7th Mayor of Winnipeg
- In office 1885–1885

Member of the Legislative Assembly of Manitoba, Winnipeg South
- In office 1885–1886

Member of the Legislative Assembly of Manitoba, Shoal Lake
- In office 1886–1888

Personal details
- Born: 1844 Rochester, England
- Died: 25 May 1919 (aged 74–75) Ramsey County, Minnesota, U.S.
- Spouse: Alma Ashworth (m. 1884)

= Charles Edward Hamilton =

Canadian politician

Charles Edward Hamilton (1844 – 25 May 1919) was a Canadian politician serving as a member of the Legislative Assembly of Manitoba and as the seventh Mayor of Winnipeg in 1885.

Born in Rochester, England, Hamilton emigrated to Canada before studying law.

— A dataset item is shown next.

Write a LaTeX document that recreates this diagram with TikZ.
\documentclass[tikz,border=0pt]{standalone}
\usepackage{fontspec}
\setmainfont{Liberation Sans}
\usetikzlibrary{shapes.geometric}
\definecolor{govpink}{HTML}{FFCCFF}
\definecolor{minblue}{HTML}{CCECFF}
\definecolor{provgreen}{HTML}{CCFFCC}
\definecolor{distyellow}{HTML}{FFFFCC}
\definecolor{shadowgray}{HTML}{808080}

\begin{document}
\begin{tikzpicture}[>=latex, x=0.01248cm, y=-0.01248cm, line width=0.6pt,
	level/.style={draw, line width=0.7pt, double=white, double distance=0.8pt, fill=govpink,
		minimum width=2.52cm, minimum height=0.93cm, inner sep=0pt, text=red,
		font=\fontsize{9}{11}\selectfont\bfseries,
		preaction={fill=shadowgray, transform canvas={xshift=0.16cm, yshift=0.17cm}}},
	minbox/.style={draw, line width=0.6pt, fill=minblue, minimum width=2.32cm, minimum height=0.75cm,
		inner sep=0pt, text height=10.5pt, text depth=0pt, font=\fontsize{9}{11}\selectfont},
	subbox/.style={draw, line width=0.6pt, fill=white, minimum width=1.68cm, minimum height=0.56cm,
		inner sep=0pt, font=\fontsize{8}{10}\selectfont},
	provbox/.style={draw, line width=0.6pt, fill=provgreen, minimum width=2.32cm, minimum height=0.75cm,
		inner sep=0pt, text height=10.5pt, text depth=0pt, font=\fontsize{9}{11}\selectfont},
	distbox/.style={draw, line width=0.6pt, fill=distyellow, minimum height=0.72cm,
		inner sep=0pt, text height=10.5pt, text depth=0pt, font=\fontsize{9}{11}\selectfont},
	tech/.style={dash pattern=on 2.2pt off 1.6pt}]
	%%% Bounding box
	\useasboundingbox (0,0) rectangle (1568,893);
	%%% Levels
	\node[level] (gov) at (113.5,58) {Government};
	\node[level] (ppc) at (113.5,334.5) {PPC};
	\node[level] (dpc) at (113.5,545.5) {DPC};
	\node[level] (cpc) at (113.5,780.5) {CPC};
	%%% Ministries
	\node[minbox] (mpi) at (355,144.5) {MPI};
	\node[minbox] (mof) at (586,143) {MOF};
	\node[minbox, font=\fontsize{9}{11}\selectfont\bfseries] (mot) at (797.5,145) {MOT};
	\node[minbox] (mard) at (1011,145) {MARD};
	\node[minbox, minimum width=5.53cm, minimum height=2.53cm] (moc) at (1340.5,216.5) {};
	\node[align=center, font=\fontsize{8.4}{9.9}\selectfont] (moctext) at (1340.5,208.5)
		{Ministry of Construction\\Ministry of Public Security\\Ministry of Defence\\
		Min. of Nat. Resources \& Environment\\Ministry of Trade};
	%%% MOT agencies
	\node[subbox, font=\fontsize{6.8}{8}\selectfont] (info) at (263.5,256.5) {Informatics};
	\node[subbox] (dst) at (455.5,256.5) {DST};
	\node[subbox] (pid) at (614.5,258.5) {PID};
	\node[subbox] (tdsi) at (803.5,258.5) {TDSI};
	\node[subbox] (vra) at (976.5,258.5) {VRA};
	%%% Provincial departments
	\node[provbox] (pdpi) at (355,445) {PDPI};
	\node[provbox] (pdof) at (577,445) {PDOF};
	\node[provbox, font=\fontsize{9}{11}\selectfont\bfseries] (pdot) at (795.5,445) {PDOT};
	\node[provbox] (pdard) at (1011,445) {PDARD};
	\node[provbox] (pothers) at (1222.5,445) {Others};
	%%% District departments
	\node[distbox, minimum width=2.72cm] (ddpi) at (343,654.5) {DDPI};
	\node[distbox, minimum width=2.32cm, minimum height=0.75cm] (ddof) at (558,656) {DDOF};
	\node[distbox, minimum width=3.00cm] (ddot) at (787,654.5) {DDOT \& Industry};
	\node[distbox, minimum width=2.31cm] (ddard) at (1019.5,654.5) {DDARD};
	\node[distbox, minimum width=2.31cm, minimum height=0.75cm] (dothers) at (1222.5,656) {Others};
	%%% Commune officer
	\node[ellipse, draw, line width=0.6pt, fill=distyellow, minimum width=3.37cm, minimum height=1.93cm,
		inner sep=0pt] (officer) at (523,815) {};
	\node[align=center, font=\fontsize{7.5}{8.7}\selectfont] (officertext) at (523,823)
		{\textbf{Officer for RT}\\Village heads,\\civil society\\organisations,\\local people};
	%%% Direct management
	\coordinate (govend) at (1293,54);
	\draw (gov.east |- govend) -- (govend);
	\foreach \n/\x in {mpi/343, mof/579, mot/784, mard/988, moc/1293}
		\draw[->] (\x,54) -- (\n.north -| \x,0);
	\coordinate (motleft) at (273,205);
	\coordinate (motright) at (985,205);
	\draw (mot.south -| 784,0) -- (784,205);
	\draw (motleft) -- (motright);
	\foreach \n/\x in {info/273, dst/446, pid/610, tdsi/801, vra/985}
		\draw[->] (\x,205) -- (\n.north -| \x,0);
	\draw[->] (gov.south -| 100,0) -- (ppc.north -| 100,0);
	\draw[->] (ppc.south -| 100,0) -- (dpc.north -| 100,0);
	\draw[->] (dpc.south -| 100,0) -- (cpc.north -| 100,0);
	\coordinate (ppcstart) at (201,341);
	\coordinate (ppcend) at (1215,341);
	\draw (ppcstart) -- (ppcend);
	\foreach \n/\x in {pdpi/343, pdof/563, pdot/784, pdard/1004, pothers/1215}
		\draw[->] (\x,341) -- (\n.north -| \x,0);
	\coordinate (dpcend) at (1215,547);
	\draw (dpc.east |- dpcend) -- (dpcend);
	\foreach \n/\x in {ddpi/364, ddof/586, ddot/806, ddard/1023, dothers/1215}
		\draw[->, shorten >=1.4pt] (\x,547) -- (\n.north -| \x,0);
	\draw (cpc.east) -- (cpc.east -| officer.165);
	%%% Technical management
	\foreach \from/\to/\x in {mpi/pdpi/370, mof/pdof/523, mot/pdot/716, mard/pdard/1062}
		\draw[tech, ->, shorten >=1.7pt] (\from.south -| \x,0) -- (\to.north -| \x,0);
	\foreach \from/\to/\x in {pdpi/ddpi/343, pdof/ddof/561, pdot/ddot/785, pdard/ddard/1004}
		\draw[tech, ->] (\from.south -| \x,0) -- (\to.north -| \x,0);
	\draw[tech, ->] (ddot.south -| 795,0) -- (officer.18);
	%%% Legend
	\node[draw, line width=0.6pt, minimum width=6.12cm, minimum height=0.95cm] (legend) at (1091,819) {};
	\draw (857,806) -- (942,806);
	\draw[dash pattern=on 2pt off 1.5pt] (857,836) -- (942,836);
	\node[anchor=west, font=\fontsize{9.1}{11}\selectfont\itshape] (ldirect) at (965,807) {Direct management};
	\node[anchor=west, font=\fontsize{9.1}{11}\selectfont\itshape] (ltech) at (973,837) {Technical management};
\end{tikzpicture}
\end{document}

Hamilton married Alma Lizzie Ashworth of Ottawa. After moving from St. Catharines, Ontario to Winnipeg in 1881, he established a law practice. In the 1884 city election, he won the contest for mayor as a citizen's candidate.

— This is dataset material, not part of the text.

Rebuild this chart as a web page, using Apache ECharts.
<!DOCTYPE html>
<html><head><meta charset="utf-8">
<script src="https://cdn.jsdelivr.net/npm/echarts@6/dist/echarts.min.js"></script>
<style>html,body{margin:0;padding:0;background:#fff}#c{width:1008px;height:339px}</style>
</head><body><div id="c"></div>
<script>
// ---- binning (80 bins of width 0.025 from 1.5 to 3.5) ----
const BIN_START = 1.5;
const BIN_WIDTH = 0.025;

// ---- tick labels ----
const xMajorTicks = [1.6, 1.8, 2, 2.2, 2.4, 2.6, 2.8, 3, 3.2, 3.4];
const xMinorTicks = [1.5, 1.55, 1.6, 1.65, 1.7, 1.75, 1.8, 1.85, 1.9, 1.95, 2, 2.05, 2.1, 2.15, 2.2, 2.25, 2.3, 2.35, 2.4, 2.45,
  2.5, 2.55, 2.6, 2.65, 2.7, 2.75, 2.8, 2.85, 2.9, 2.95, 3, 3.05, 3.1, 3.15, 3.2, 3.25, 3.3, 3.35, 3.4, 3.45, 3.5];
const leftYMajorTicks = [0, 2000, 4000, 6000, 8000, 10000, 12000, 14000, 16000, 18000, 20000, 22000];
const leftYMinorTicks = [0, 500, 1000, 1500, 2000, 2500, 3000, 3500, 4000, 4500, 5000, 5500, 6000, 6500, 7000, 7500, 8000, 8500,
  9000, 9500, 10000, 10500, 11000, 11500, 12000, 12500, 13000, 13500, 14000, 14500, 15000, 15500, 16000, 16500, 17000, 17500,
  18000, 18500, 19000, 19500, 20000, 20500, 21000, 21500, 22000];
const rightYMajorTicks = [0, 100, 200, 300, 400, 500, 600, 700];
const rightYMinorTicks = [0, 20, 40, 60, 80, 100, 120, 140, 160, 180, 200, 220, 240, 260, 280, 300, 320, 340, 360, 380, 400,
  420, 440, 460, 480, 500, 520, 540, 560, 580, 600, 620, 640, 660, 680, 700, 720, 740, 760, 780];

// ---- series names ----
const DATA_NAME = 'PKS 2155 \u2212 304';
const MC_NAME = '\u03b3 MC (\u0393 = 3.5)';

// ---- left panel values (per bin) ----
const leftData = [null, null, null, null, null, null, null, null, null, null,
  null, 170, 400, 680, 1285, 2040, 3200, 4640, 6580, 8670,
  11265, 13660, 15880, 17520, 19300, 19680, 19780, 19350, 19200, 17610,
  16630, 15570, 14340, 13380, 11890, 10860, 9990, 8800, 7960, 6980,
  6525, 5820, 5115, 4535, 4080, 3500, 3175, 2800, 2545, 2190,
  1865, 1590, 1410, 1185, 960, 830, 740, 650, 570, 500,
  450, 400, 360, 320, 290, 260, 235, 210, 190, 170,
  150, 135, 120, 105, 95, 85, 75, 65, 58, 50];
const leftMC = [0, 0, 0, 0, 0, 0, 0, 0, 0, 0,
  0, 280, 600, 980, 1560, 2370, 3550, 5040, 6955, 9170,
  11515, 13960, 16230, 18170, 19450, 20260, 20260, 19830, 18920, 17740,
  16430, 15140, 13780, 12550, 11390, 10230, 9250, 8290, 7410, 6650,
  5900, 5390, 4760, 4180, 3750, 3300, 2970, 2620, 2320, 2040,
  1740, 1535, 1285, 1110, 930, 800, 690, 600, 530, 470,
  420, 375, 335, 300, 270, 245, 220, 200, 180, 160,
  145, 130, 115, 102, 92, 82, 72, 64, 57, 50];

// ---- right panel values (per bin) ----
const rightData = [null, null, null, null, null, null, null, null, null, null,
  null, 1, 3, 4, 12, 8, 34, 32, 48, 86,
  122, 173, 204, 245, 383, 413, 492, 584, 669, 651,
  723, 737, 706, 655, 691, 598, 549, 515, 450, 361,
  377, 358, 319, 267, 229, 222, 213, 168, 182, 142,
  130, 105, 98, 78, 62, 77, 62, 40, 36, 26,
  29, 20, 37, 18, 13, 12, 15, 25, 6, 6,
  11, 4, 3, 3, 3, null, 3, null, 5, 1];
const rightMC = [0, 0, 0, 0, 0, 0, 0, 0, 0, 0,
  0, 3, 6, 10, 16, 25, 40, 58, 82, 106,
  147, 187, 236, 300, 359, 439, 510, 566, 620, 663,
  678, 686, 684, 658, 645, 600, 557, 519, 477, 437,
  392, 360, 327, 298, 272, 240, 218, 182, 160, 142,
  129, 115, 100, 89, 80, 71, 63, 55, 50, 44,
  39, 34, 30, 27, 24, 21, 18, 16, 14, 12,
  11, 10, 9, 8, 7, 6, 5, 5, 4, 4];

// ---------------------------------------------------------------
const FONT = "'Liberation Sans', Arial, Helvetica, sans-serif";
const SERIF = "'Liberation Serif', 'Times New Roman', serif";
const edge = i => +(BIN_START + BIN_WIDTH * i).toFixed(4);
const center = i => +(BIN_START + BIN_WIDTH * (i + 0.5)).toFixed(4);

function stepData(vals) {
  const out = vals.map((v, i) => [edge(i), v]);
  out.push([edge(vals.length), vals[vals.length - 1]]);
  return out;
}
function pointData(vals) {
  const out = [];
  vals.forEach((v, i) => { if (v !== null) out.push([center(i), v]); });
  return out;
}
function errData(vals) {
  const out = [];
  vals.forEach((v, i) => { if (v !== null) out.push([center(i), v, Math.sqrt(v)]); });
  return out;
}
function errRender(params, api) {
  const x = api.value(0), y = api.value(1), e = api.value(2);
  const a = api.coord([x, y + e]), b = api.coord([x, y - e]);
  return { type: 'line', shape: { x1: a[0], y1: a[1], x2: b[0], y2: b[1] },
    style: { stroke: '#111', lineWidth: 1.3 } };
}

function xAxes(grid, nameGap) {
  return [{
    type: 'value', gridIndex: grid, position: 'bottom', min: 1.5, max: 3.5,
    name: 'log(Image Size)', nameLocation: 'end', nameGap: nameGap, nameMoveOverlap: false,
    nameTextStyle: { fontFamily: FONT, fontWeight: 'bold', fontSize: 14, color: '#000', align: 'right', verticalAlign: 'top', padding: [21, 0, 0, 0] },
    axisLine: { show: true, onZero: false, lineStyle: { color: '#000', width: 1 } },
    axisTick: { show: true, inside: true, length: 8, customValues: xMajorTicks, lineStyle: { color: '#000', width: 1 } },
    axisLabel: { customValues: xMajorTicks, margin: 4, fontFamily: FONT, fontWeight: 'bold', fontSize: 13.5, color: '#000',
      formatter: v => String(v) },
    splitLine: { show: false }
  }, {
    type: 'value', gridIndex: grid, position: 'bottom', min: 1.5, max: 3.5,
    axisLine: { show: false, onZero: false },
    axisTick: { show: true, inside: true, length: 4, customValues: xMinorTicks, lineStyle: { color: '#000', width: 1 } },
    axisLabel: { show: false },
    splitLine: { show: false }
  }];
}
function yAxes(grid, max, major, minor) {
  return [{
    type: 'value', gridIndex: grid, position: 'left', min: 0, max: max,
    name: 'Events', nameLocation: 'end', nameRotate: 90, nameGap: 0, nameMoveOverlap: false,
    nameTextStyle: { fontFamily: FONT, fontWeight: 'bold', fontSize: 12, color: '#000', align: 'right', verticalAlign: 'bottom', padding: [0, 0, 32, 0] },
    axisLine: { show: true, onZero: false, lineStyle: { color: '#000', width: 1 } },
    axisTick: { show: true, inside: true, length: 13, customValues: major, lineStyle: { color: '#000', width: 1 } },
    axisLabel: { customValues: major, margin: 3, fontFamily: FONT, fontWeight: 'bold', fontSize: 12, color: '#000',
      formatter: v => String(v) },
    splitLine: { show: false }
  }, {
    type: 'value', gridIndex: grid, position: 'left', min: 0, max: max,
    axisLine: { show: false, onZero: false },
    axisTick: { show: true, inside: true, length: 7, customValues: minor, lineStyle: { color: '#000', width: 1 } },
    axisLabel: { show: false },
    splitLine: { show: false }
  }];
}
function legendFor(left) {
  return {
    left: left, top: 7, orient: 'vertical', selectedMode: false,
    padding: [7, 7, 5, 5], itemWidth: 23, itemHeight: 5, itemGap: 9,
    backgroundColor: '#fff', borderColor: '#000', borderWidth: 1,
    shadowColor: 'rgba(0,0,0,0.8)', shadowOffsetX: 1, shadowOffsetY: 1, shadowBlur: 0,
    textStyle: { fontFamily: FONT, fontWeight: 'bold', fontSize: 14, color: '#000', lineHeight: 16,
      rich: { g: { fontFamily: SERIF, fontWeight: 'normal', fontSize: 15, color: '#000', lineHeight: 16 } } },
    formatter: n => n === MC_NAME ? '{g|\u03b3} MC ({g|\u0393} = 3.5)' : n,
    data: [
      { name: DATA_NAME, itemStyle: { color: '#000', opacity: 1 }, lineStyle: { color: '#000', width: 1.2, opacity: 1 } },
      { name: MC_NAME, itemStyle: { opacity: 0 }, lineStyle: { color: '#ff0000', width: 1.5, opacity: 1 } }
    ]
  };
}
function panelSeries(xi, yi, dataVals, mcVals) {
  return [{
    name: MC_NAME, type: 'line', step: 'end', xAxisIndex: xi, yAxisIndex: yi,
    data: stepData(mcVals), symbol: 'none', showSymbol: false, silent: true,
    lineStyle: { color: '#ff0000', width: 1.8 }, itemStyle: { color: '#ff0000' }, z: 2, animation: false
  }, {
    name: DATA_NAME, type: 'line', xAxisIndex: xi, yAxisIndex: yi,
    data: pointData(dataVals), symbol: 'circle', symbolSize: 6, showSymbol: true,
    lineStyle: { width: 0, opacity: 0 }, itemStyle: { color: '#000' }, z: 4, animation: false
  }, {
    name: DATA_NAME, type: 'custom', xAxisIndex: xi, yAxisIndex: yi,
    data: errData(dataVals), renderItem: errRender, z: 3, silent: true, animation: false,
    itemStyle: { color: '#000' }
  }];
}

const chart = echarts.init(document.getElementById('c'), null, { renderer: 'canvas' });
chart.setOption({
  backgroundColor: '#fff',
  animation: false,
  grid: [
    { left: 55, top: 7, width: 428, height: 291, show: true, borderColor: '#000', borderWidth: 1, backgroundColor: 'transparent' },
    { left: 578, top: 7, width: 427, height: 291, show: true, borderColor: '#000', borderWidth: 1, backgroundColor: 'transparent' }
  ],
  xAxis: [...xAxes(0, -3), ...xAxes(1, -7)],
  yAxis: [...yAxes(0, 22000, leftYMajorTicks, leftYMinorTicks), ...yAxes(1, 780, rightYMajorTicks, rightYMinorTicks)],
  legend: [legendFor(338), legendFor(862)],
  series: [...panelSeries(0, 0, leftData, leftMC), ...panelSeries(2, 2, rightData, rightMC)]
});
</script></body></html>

On 24 February 1885, Hamilton won a provincial by-election in the Winnipeg South riding for the Conservative party. In the 1886 provincial election, he won the Shoal Lake riding.

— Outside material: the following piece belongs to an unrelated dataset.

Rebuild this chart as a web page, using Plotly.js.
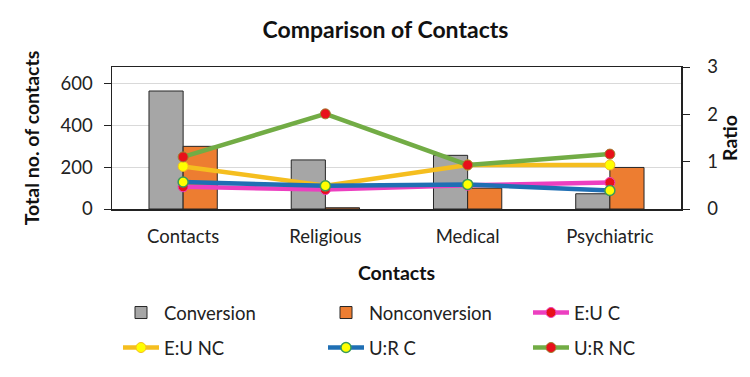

Hamilton left provincial politics and in 1888 moved to Saint Paul, Minnesota where he became Vice-President of the Pacific and Oriental Investment Company in 1897, as well as serving as the British Vice-Consul for Minnesota. Hamilton died in 1919.

Hamilton's son, Charles Ashworth Hamilton, was the founder of Hamilton's Stores in Yellowstone National Park.

Hamilton Avenue in Winnipeg is named in C.E. Hamilton's honour.